» WHAT TO WORK ON:
Emit a verbatim copy of the lines below from the line with "Convert this chart to Plotly code." through the line with "import plotly.graph_objects as go", excluding pictures and everything outside that range.

— START OF DATA ENTRIES —

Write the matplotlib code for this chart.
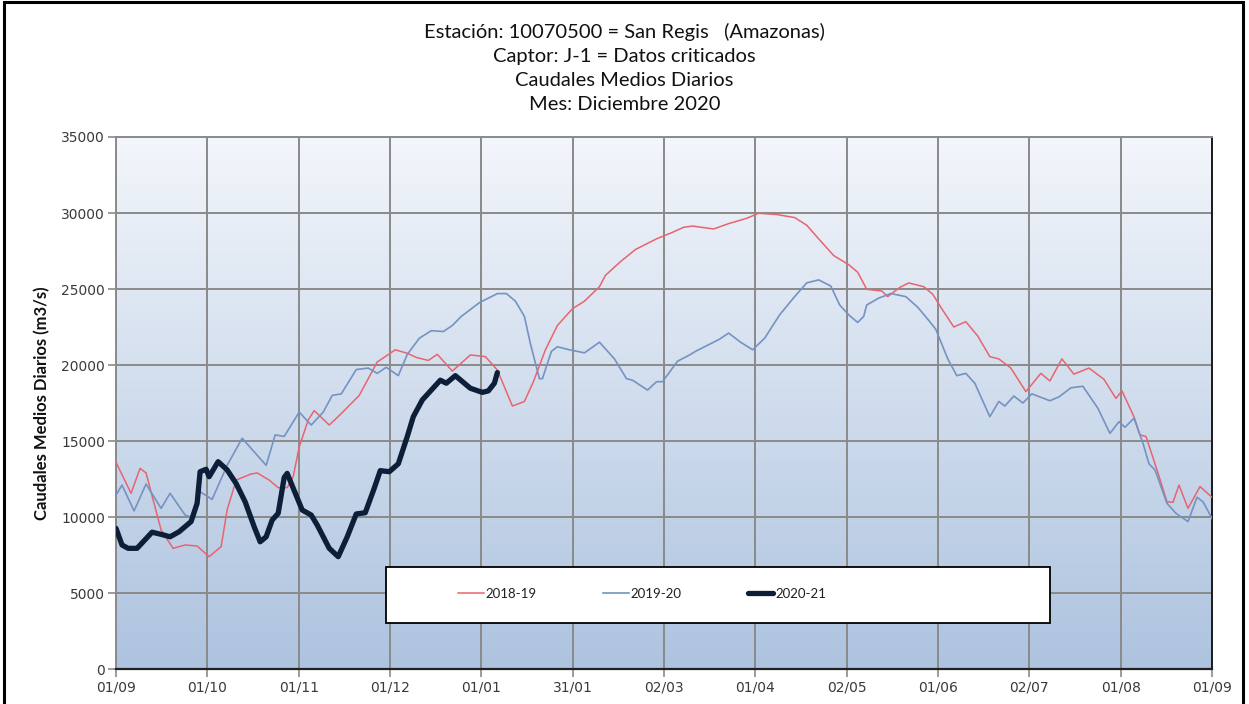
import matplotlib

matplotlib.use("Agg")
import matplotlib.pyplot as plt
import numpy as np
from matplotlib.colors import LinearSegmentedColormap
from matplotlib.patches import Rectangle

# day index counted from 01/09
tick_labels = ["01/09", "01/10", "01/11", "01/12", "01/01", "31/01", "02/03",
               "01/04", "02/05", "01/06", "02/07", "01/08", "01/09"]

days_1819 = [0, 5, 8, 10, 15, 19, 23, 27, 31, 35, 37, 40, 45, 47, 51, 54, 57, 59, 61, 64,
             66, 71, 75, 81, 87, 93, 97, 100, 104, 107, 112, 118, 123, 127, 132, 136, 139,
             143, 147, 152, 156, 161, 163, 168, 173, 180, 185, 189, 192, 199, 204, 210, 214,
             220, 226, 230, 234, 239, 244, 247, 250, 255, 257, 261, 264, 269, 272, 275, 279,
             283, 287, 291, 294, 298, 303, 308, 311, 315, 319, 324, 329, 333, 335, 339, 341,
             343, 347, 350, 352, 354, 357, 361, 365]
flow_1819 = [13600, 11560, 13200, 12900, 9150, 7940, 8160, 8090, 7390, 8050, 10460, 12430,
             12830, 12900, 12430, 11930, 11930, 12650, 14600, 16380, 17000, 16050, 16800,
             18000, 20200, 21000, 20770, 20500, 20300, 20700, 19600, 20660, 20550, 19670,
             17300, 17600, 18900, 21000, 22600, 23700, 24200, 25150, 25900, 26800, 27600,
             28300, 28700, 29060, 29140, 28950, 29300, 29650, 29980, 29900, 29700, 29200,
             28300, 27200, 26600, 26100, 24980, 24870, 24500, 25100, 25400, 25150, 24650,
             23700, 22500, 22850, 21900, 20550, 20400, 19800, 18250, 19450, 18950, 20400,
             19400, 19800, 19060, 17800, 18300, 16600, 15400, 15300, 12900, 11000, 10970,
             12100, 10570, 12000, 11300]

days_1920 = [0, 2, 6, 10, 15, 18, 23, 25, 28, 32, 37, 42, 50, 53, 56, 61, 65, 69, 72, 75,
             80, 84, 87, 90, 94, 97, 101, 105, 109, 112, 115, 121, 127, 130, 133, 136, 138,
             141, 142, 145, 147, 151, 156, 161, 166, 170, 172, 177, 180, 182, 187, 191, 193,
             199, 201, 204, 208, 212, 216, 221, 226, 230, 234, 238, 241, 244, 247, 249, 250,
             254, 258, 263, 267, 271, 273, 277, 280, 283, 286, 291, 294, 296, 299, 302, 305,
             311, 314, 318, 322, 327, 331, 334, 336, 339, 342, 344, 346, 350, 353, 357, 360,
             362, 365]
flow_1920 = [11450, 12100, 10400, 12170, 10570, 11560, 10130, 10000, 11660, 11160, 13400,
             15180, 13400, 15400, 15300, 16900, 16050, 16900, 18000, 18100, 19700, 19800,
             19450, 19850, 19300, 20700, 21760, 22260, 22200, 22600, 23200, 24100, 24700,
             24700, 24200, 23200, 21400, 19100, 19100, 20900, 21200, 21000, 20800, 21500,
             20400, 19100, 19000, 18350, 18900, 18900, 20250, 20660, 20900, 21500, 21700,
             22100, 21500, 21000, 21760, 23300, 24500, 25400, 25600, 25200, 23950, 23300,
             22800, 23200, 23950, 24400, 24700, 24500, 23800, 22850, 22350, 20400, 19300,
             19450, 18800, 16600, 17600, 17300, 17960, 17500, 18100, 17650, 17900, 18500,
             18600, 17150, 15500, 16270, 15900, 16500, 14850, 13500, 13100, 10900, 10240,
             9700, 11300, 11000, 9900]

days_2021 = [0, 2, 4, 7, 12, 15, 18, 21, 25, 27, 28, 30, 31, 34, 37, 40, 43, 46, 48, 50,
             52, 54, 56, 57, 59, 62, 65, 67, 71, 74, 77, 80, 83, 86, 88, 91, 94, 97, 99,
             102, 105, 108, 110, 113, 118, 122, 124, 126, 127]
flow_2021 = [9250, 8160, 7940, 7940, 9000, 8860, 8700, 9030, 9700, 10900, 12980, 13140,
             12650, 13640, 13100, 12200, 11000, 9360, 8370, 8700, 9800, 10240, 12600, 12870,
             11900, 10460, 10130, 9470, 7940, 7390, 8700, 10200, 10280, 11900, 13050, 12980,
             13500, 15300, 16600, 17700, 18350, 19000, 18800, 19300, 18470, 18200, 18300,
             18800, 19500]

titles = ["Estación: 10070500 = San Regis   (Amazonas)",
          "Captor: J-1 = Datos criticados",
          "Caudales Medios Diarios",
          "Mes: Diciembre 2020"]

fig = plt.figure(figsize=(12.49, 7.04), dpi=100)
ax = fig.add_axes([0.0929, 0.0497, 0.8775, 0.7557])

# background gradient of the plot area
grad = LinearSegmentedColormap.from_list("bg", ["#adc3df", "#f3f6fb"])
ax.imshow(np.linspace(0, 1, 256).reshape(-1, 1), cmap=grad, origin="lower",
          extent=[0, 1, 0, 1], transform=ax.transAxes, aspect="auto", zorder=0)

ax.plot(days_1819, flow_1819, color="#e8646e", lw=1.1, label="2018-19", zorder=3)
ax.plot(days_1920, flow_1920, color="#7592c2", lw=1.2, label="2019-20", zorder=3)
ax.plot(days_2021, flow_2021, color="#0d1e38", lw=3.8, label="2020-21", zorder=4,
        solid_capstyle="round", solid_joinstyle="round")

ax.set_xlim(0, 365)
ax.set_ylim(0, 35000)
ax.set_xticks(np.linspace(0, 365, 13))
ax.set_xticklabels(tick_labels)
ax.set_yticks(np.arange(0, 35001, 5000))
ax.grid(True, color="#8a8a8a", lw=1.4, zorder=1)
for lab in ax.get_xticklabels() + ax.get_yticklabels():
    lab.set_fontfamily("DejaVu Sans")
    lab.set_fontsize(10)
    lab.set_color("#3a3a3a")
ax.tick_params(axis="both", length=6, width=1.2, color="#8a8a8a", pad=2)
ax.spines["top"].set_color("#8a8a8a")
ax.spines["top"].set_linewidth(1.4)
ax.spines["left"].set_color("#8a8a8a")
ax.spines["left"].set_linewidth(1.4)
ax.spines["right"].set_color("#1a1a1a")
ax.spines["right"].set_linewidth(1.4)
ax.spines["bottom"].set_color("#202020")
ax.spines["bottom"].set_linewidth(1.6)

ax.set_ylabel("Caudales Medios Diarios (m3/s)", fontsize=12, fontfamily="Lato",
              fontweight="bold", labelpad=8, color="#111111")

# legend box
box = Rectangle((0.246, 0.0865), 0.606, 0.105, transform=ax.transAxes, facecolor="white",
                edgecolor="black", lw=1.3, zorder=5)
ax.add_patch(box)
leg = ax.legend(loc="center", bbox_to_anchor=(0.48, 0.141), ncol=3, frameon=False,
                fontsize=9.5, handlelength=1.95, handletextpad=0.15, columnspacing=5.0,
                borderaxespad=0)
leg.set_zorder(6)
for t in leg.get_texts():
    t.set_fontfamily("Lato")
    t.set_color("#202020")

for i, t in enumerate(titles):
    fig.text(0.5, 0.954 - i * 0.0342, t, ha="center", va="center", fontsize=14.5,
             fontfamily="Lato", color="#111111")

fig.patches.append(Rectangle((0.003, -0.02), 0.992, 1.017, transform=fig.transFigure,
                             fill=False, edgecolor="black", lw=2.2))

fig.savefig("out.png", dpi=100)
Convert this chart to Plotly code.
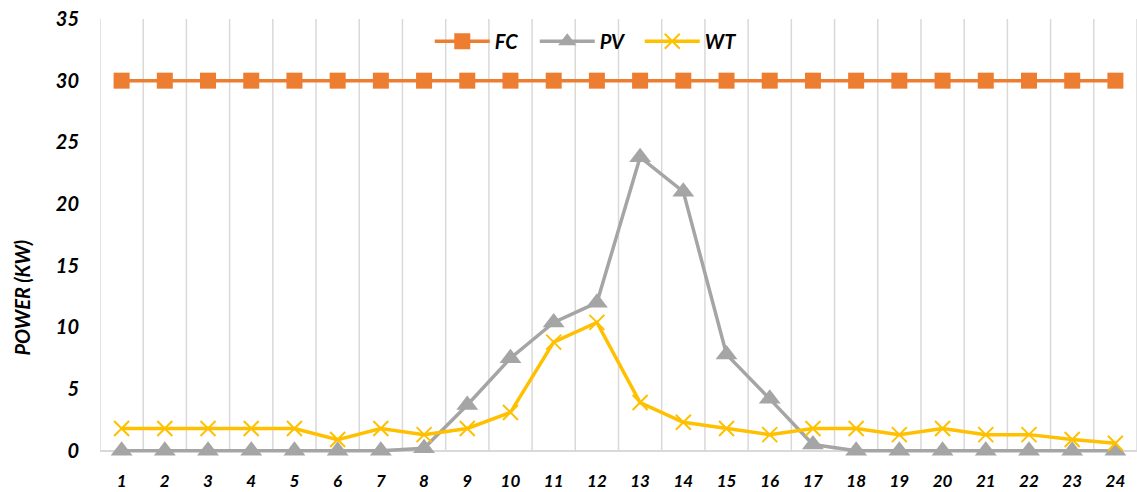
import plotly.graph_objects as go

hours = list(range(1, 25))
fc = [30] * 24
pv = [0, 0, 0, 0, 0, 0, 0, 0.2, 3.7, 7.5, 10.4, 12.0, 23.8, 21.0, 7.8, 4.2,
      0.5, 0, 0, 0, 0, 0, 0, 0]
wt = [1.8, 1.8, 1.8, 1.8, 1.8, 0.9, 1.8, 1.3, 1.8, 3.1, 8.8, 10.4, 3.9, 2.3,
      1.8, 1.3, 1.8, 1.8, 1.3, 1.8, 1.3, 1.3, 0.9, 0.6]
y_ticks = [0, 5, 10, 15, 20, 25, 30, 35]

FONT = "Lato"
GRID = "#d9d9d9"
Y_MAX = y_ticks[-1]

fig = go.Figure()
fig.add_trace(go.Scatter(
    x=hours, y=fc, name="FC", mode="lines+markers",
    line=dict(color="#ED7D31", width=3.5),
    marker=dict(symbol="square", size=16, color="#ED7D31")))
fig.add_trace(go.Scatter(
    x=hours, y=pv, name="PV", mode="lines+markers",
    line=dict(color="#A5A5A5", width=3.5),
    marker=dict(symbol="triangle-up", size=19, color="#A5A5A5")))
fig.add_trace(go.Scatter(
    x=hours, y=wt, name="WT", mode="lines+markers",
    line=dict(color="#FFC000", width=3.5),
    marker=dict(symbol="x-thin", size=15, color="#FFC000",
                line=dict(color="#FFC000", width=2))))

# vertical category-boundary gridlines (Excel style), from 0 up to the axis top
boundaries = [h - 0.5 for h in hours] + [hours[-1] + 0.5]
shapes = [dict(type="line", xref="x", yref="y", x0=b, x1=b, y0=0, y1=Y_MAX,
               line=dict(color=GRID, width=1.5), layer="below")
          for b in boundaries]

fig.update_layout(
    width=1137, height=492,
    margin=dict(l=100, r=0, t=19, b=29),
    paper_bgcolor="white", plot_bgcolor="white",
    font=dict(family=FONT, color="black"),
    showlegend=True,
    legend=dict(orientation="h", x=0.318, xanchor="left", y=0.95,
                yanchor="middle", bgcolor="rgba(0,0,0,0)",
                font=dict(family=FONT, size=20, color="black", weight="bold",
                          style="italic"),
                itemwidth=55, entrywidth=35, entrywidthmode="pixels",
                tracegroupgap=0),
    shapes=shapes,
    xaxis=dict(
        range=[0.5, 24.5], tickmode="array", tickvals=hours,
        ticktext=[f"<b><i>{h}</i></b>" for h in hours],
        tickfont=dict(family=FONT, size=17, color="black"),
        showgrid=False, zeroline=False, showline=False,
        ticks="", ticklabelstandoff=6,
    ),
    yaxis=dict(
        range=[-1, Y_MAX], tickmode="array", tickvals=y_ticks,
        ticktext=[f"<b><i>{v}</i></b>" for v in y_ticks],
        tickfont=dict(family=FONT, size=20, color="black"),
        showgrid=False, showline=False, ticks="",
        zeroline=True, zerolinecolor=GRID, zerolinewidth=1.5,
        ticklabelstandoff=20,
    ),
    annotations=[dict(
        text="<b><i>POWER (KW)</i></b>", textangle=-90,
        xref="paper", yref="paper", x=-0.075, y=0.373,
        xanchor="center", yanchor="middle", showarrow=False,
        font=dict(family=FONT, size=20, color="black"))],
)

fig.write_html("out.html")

— END OF DATA ENTRIES —

» ANSWER:
Convert this chart to Plotly code.
import plotly.graph_objects as go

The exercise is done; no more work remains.